- SUPPLIED MATERIAL
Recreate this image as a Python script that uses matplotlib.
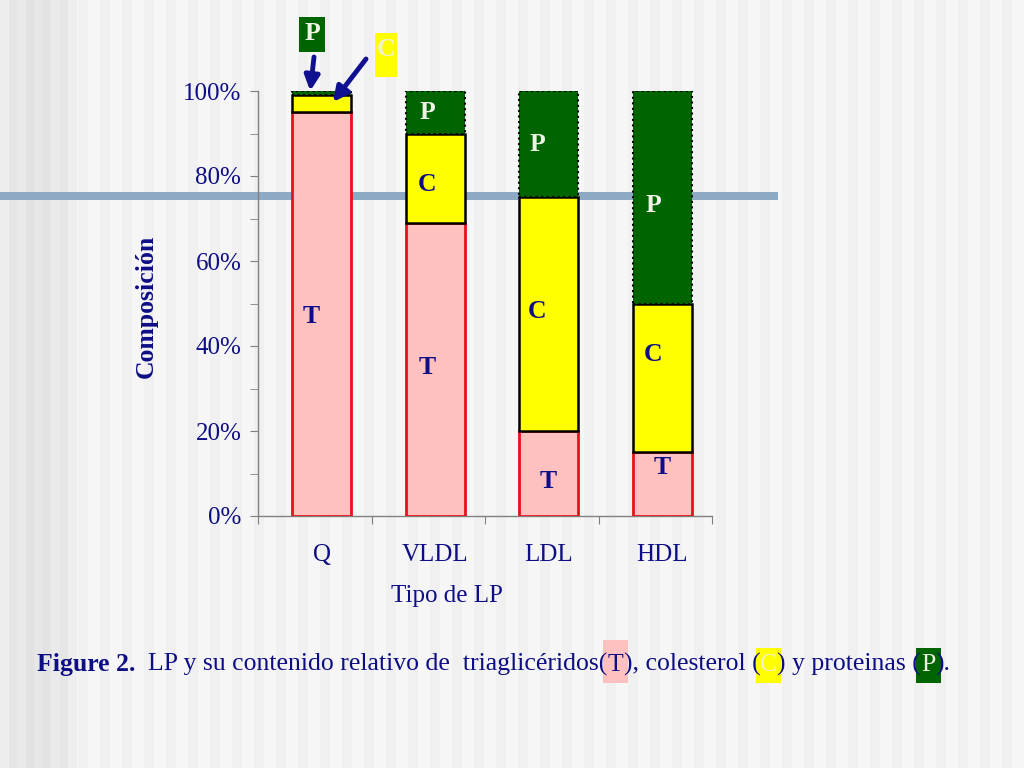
import matplotlib
matplotlib.use('Agg')
import matplotlib.pyplot as plt
import numpy as np
from matplotlib.patches import Rectangle

# ---------------- data ----------------
categories = ['Q', 'VLDL', 'LDL', 'HDL']
trig = [95, 69, 20, 15]      # T (%)
chol = [4, 21, 55, 35]       # C (%)
prot = [1, 10, 25, 50]       # P (%)
yticks = [0, 20, 40, 60, 80, 100]
ytick_labels = ['0%', '20%', '40%', '60%', '80%', '100%']

NAVY = '#0D0D85'
PINK = '#FFC0C0'
YELLOW = '#FFFF00'
GREEN = '#006400'
RED = '#E8101A'
LIGHT = '#EEF3E6'

plt.rcParams['font.family'] = ['Liberation Serif', 'DejaVu Serif']

W, H = 1024, 768
fig = plt.figure(figsize=(W / 100, H / 100), dpi=100)
fig.patch.set_facecolor('#F6F6F6')


def fx(px):
    return px / W


def fy(py):
    return 1 - py / H


# background stripes (decoration)
for x0 in range(78, W, 22):
    fig.add_artist(Rectangle((fx(x0), 0), fx(10), 1, transform=fig.transFigure,
                             color='#F0F0F0', lw=0, zorder=-3))
left_greys = ['#EDEDED', '#E5E5E5', '#E9E9E9', '#E2E2E2', '#E7E7E7',
              '#E3E3E3', '#EAEAEA', '#E6E6E6', '#EEEEEE']
for i, g in enumerate(left_greys):
    fig.add_artist(Rectangle((fx(i * 8.5), 0), fx(8.6), 1, transform=fig.transFigure,
                             color=g, lw=0, zorder=-3))
# horizontal blue-grey stripe
fig.add_artist(Rectangle((0, fy(200)), fx(778), 8 / H, transform=fig.transFigure,
                         color='#8EA9C4', lw=0, zorder=-1))

# ---------------- axes ----------------
ax = fig.add_axes([fx(258), fy(516), fx(712 - 258), (516 - 91) / H])
ax.set_facecolor('none')

x = np.arange(len(categories)) + 0.06
width = 0.52
T = np.array(trig, dtype=float)
C = np.array(chol, dtype=float)
P = np.array(prot, dtype=float)

ax.bar(x, T, width, color=PINK, edgecolor=RED, linewidth=2, zorder=3)
ax.bar(x, C, width, bottom=T, color=YELLOW, edgecolor='black', linewidth=1.8, zorder=3)
ax.bar(x, P, width, bottom=T + C, color=GREEN, edgecolor='black', linewidth=1.5,
       linestyle=':', zorder=3)

ax.set_xlim(-0.5, 3.5)
ax.set_ylim(0, 100)

for s in ['top', 'right']:
    ax.spines[s].set_visible(False)
for s in ['left', 'bottom']:
    ax.spines[s].set_color('#808080')
    ax.spines[s].set_linewidth(1)

ax.set_yticks(yticks)
ax.set_yticklabels(ytick_labels)
ax.set_yticks([10, 30, 50, 70, 90], minor=True)
ax.tick_params(axis='y', which='both', direction='out', length=6, color='#808080',
               labelsize=18, labelcolor=NAVY, pad=6)

ax.set_xticks([-0.5, 0.5, 1.5, 2.5, 3.5])
ax.set_xticklabels([])
ax.set_xticks(x, minor=True)
ax.set_xticklabels(categories, minor=True)
ax.tick_params(axis='x', which='major', direction='out', length=6, color='#808080')
ax.tick_params(axis='x', which='minor', length=0, labelsize=18, labelcolor=NAVY, pad=20)

# segment labels: (bar index, letter, y position, x shift, colour)
seg_labels = [
    (0, 'T', 47, -0.09, NAVY),
    (1, 'T', 35, -0.07, NAVY), (1, 'C', 78, -0.07, NAVY), (1, 'P', 95, -0.07, LIGHT),
    (2, 'T', 8, 0.0, NAVY), (2, 'C', 48, -0.1, NAVY), (2, 'P', 87.5, -0.1, LIGHT),
    (3, 'T', 11.5, 0.0, NAVY), (3, 'C', 38, -0.08, NAVY), (3, 'P', 73, -0.08, LIGHT),
]
for i, letter, yy, dx, col in seg_labels:
    ax.text(x[i] + dx, yy, letter, ha='center', va='center', fontsize=18.5,
            fontweight='bold', color=col, zorder=5)

# call-outs above Q bar
fig.add_artist(Rectangle((fx(299), fy(52)), fx(26), 35 / H, transform=fig.transFigure,
                         color=GREEN, lw=0, zorder=2))
fig.text(fx(312), fy(34), 'P', ha='center', va='center', fontsize=18.5, fontweight='bold',
         color=LIGHT, zorder=3)
fig.add_artist(Rectangle((fx(375), fy(77)), fx(22), 44 / H, transform=fig.transFigure,
                         color=YELLOW, lw=0, zorder=2))
fig.text(fx(386), fy(50), 'C', ha='center', va='center', fontsize=18.5, fontweight='bold',
         color='#F2F2C8', zorder=3)
ax.annotate('', xy=(x[0] - 0.1, T[0] + C[0] + P[0]), xycoords='data',
            xytext=(fx(314), fy(57)), textcoords='figure fraction',
            arrowprops=dict(arrowstyle='-|>', color='#101090', lw=3.5,
                            mutation_scale=22, shrinkA=0, shrinkB=0), zorder=6)
ax.annotate('', xy=(x[0] + 0.1, T[0] + C[0] * 0.6), xycoords='data',
            xytext=(fx(366), fy(59)), textcoords='figure fraction',
            arrowprops=dict(arrowstyle='-|>', color='#101090', lw=3.5,
                            mutation_scale=22, shrinkA=0, shrinkB=0), zorder=6)

# axis titles
fig.text(fx(146), fy(306), 'Composición', rotation=90, ha='center', va='center',
         fontsize=18.5, fontweight='bold', color=NAVY)
fig.text(fx(447), fy(596), 'Tipo de LP', ha='center', va='center', fontsize=18, color=NAVY)

# caption
renderer = fig.canvas.get_renderer()
cx = 37.0
base = fy(671)
pieces = [
    ('Figure 2.', 'bold', NAVY, None),
    ('  LP y su contenido relativo de  triaglicéridos(', 'normal', NAVY, None),
    ('T', 'normal', NAVY, PINK),
    ('), colesterol (', 'normal', NAVY, None),
    ('C', 'normal', '#F2F2C8', YELLOW),
    (') y proteinas (', 'normal', NAVY, None),
    ('P', 'normal', LIGHT, GREEN),
    (').', 'normal', NAVY, None),
]
for s, wgt, col, bg in pieces:
    t = fig.text(fx(cx), base, s, ha='left', va='baseline', fontsize=18.5, fontweight=wgt,
                 color=col, zorder=3)
    bb = t.get_window_extent(renderer)
    if bg is not None:
        top = 640 if bg == PINK else 648
        bw = max(bb.width + 4, 25)
        xc = (bb.x0 + bb.x1) / 2
        fig.add_artist(Rectangle((fx(xc - bw / 2), fy(683)), fx(bw), (683 - top) / H,
                                 transform=fig.transFigure, color=bg, lw=0, zorder=2))
    cx = bb.x1

fig.savefig('out.png', dpi=100, facecolor=fig.get_facecolor())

- OBJECTIVE
Pictures stay out. Print the data exactly, from its first line through the line containing "P = np.array(prot, dtype=float)".

- RESULT
Recreate this image as a Python script that uses matplotlib.
import matplotlib
matplotlib.use('Agg')
import matplotlib.pyplot as plt
import numpy as np
from matplotlib.patches import Rectangle

# ---------------- data ----------------
categories = ['Q', 'VLDL', 'LDL', 'HDL']
trig = [95, 69, 20, 15]      # T (%)
chol = [4, 21, 55, 35]       # C (%)
prot = [1, 10, 25, 50]       # P (%)
yticks = [0, 20, 40, 60, 80, 100]
ytick_labels = ['0%', '20%', '40%', '60%', '80%', '100%']

NAVY = '#0D0D85'
PINK = '#FFC0C0'
YELLOW = '#FFFF00'
GREEN = '#006400'
RED = '#E8101A'
LIGHT = '#EEF3E6'

plt.rcParams['font.family'] = ['Liberation Serif', 'DejaVu Serif']

W, H = 1024, 768
fig = plt.figure(figsize=(W / 100, H / 100), dpi=100)
fig.patch.set_facecolor('#F6F6F6')


def fx(px):
    return px / W


def fy(py):
    return 1 - py / H


# background stripes (decoration)
for x0 in range(78, W, 22):
    fig.add_artist(Rectangle((fx(x0), 0), fx(10), 1, transform=fig.transFigure,
                             color='#F0F0F0', lw=0, zorder=-3))
left_greys = ['#EDEDED', '#E5E5E5', '#E9E9E9', '#E2E2E2', '#E7E7E7',
              '#E3E3E3', '#EAEAEA', '#E6E6E6', '#EEEEEE']
for i, g in enumerate(left_greys):
    fig.add_artist(Rectangle((fx(i * 8.5), 0), fx(8.6), 1, transform=fig.transFigure,
                             color=g, lw=0, zorder=-3))
# horizontal blue-grey stripe
fig.add_artist(Rectangle((0, fy(200)), fx(778), 8 / H, transform=fig.transFigure,
                         color='#8EA9C4', lw=0, zorder=-1))

# ---------------- axes ----------------
ax = fig.add_axes([fx(258), fy(516), fx(712 - 258), (516 - 91) / H])
ax.set_facecolor('none')

x = np.arange(len(categories)) + 0.06
width = 0.52
T = np.array(trig, dtype=float)
C = np.array(chol, dtype=float)
P = np.array(prot, dtype=float)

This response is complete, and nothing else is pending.